Congratulations, you’re about to extend an offer to your job candidate; it’s been a long journey from when you first contacted your candidate. To ensure that the offer is a smooth transition in the overall recruitment process incorporate the following four steps.
Begin with the End in Mind
The salary negotiation process begins with the first conversation you have with the candidate, which is typically during the phone screening. Phone screens should last around 30 minutes. This beginning conversation should evolve around what skills the candidate has, how their skills can benefit the company, how your role can benefit the candidate’s career and what is the candidate’s salary compensation expectation.
Set the Tone
By beginning with the end in mind you are also setting the tone. You are letting the candidate know that the end goal is to get him/her to the offer letter stage. Your tone throughout the recruitment process should be clear-cut, transitory, pleasant and professional. By setting and maintaining the tone the candidate will follow suit. Keep the tone positive by informing your candidate exactly how the interview process will go. Let the candidate know how long the interviews will last, how many people will they meet and what types of questions they should be expecting.
Be prepared to answer any questions the candidate may have. Have all necessary information at hand. Important information might include selling points for joining the company and/or department. Know salary ranges, bonus figures, commission structure and any other financial parameters associated with the role that you are looking to fill. Have all necessary documents on hand such as phone screen form, interviewing forms, access to resumes and benefit information.

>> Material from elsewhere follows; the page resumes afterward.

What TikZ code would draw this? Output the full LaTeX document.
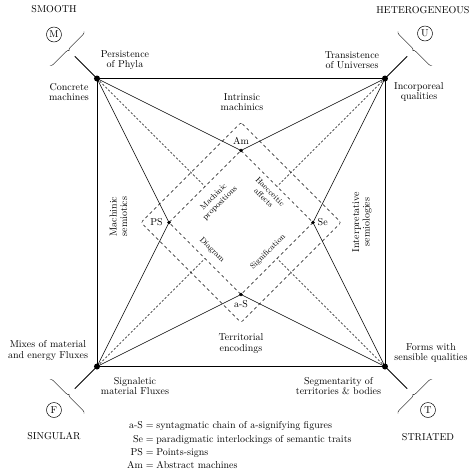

Expect the unexpected and be prepared to have a strategy for end stage negotiations with employer counter-offers, requests for higher salaries, additional vacation, time off before or shortly after starting a new job, issues with titles, drug test and background check challenges.
If your candidate receives a counter-offer, consider any more you may want to sweeten your offer and give your candidate 24 hours to reconsider your offer or to accept their counter-offer. Do not give the candidate any more time than 24 hours as then the control will be shifted away from you. Your company has no desire to engage in a tug-of-war with another company for any candidate, no matter how valuable their skills may be.
Be prepared with a plan B candidate and/or sourcing strategy in case your candidate does not accept the offer or fails a drug test or background check. Don’t put all your eggs in one basket. You don’t want to start from scratch if your desired candidate suddenly drops out of the running at the last minute.
Always be in Control
Control in this case does not mean ‘having the upper hand’ or engaging in ‘power-play’ but rather guiding the candidate and watching for red flags. The candidate needs to know that you have their best interest at heart and that you are the one controlling the interview process from beginning to end. Control the process by driving the conversations. Sometimes a nervous candidate might chatter on and on when answering a simple question. Kindly stop them once you have your information and let them know that due to time constraints you must move on to the next question.
Make the compensation expectation question one of the first to ask. There is no need to waste time if you are too far off from the salary range assigned for the role. If they ask you to first reveal your salary range, don’t do it; you need to keep control of the conversation. Let the candidate know that after they reveal their compensation expectations you will be happy to look at your data to see if the figure falls in line with your salary range.
Some candidates believe that if they are earning too much money the company will not consider them for a lower paying role. Inform the candidate that this is not the case, especially if they have a good reason for applying such as wanting to gain skills for a different field or wanting to leave a very small company for a global firm where they will work on larger, more complicated projects. The beginning salary discussion and motivation around it are critical
By plugging in this four-step process your offer extension should be a whiz-bang, win-win success!